Sind für mich virtuelle Freunde also echte Freunde?

Ja, das sind sie. Mit genau den gleichen kleinen Unterschieden, die es im realen Leben auch gibt. Einige kennt man nur aus der Ferne, mit anderen trifft man sich hin und wieder auf einen Plausch, und ein paar ganz besondere Menschen hat man tief ins Herz geschlossen. Das geht auch virtuell. Manchmal ist sogar gerade diese Besonderheit ursächlich für die Tiefe der Freundschaft.
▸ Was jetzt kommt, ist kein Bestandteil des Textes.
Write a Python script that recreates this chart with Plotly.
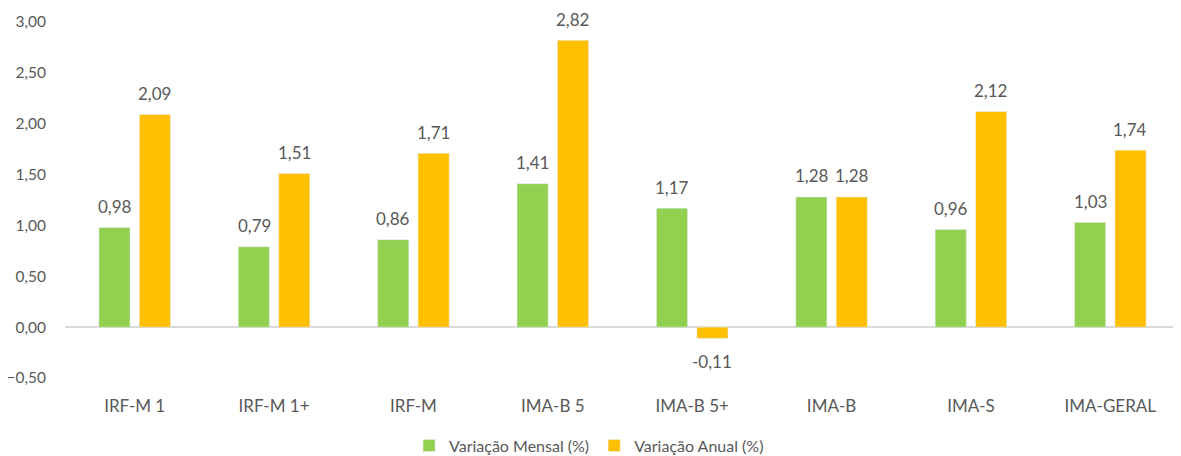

Gerade weil sie so „nicht greifbar“ scheint, wird in der Regel darauf geachtet, besonders behutsam vorzugehen. Achtsamer mit Worten zu sein, geduldiger im Handeln zu werden, einfühlsamer mit Zeit zu agieren.

Dass ich virtuelle Freunde habe, merke ich auch daran, dass mich feinfühlige Nachrichten erreichen, in denen mir ein offenes Ohr zum Reden angeboten wird, wenn ich etwas trauriges kommentiert habe. Dass mich eine Mail erreicht, die mich zum Schmunzeln bringt – genau zu einer Zeit, in der mir so gar nicht nach Schmunzeln zumute ist. Das macht mich glücklich. Wie könnte ich also virtuelle Freunde weniger wertschätzen als die angeblich echten? Für mich sind virtuelle Freunde echte Freunde. Du wirst es merken, wenn auch du ein virtueller Freund für mich bist. Die lasse ich so schnell nämlich nicht wieder los. Auch dann nicht, wenn es mal kriselt. Ganz besonders dann nicht.

Danke, mein Freund – Danke, meine Freundin.